Furthermore, they say that EU-mandated disposals could lose the group up to £2bn further diluting any share earnings.
"Annualising the Q1 profit trends implies EPS of 4.9p in our view." said Robert Law, "However this assumes GBM sustains its Q1 results, which we regard as optimistic."
"We estimate these two factors reduce normalised Profit Before Tax by up to £2 bn from the Q1 run rate, reduce normalised EPS to some 3.7p."
The group's profits remain in-line with expectations with the investment bank predicting lower impairments, non-core ahead and core businesses in line.
"Management indicates on track or ahead of plan." Law said, adding that the group would be unlikely to have surplus capital soon, and that its target price of 31p would remain for now.
Richard Hunter, Head of UK Equities at Hargreaves Lansdown Stockbrokers, offered this comment:
"The update has been subsumed into the wider financial sector weakness this morning, itself a result of the ongoing European crisis and a mini-meltdown on Wall Street yesterday.

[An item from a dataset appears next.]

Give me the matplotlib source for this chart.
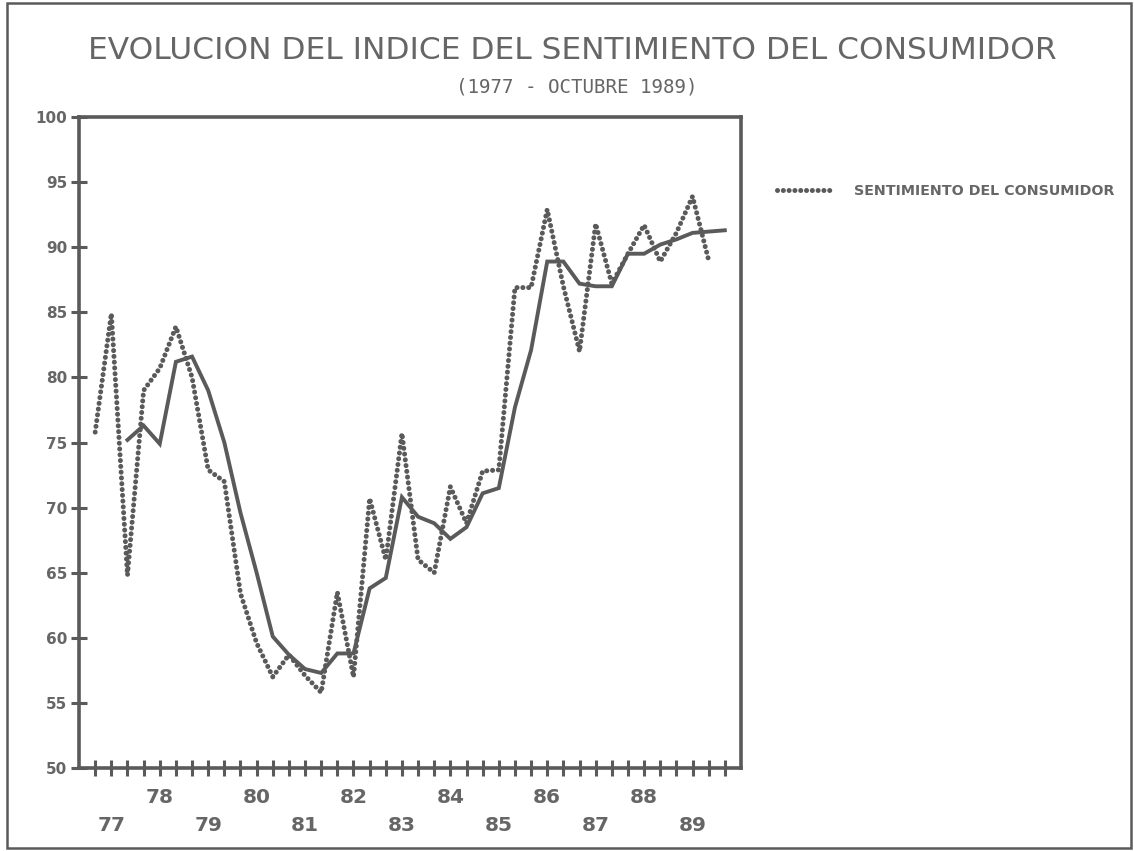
import matplotlib
matplotlib.use("Agg")
import matplotlib.pyplot as plt
from matplotlib.patches import Rectangle

# periods: 3 per year (cuatrimestres), 1977 .. oct 1989
years = ["77", "78", "79", "80", "81", "82", "83", "84", "85", "86", "87", "88", "89"]

sentimiento = [75.8, 84.9, 64.8, 79.0, 80.7, 83.9, 80.0, 72.9, 72.0, 63.4,
               59.6, 57.0, 58.7, 57.1, 55.8, 63.5, 57.0, 70.7, 66.0, 75.7,
               66.0, 65.0, 71.6, 68.8, 72.8, 72.9, 86.9, 86.9, 92.9, 87.0,
               82.0, 91.8, 87.2, 89.5, 91.7, 88.9, 91.1, 93.9, 89.0]

# tendencia (linea continua), empieza en el tercer periodo
tendencia = [75.2, 76.3, 74.9, 81.2, 81.6, 79.0, 75.0, 69.6, 65.0, 60.1,
             58.7, 57.6, 57.3, 58.8, 58.8, 63.8, 64.6, 70.8, 69.3, 68.8,
             67.6, 68.5, 71.1, 71.5, 77.7, 82.1, 88.9, 88.9, 87.2, 87.0,
             87.0, 89.5, 89.5, 90.2, 90.6, 91.1, 91.2, 91.3]

gris = "#5a5a5a"
gris_txt = "#666666"

fig = plt.figure(figsize=(11.34, 8.51), dpi=100)
ax = fig.add_axes([0.0697, 0.0975, 0.5837, 0.765])

x_sent = list(range(len(sentimiento)))
x_tend = list(range(2, 2 + len(tendencia)))

ax.plot(x_sent, sentimiento, color=gris, lw=3.6, linestyle=(0, (0.01, 1.15)),
        dash_capstyle="round", label="SENTIMIENTO DEL CONSUMIDOR")
ax.plot(x_tend, tendencia, color=gris, lw=2.8, solid_joinstyle="miter")

ax.set_xlim(-1, 40)
ax.set_ylim(50, 100)
ax.set_yticks(range(50, 101, 5))
ax.set_yticklabels([str(v) for v in range(50, 101, 5)], fontsize=11,
                   fontweight="bold", color=gris_txt)

# one tick per period, year labels alternate in two rows
n_ticks = 40
labels = [""] * n_ticks
for i, y in enumerate(years):
    k = 1 + 3 * i
    labels[k] = y if int(y) % 2 == 0 else "\n" + y
ax.set_xticks(range(n_ticks))
ax.set_xticklabels(labels, fontsize=14.5, fontweight="bold", color=gris_txt,
                   linespacing=1.6)

ax.tick_params(axis="both", direction="inout", color=gris, width=2.2)
ax.tick_params(axis="y", length=11, pad=3)
ax.tick_params(axis="x", length=11, pad=9)

for s in ax.spines.values():
    s.set_color(gris)
    s.set_linewidth(2.6)

fig.text(0.505, 0.941, "EVOLUCION DEL INDICE DEL SENTIMIENTO DEL CONSUMIDOR",
         ha="center", va="center", fontsize=22.5, color=gris_txt)
fig.text(0.509, 0.898, "(1977 - OCTUBRE 1989)", ha="center", va="center",
         fontsize=13.8, color=gris_txt, family="DejaVu Sans Mono")

leg = ax.legend(loc="center left", bbox_to_anchor=(0.674, 0.775),
                bbox_transform=fig.transFigure, frameon=False,
                handlelength=4.0, handletextpad=1.4,
                prop={"size": 10.3, "weight": "bold"})
for t in leg.get_texts():
    t.set_color(gris_txt)

# marco exterior del grafico
fig.patches.append(Rectangle((0.006, 0.004), 0.991, 0.993, transform=fig.transFigure,
                             fill=False, edgecolor=gris, lw=1.8))

fig.savefig("out.png", dpi=100, facecolor="white")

Even so, there are some grounds for optimism within the statement, notwithstanding the challenges facing the macro economic environment. The overall loss figure has significantly reduced on a comparative basis, whilst impairments have fallen once again. The Global Banking unit continues to contribute strong profits, although sharply down on the previous year where the trading opportunities were described as "exceptional". The bank remained cautious that any wider recovery was still subject to corrections such as the one currently being encountered, whilst in terms of its overall five year plan, it was on track, albeit with much still to be done.
The shares have had a reasonable run of late, rising 49% over the last three months, although this was from a low base. The overhang of the government holding, little prospect for a return to the payment of the dividend and a difficult return to recovery will all continue to weigh on the shares, with there being little likelihood of an improvement to the general market view of a weak hold."
Both broker and investment bank are more hopeful on Barclays and Lloyds which Law describes as 'better value'.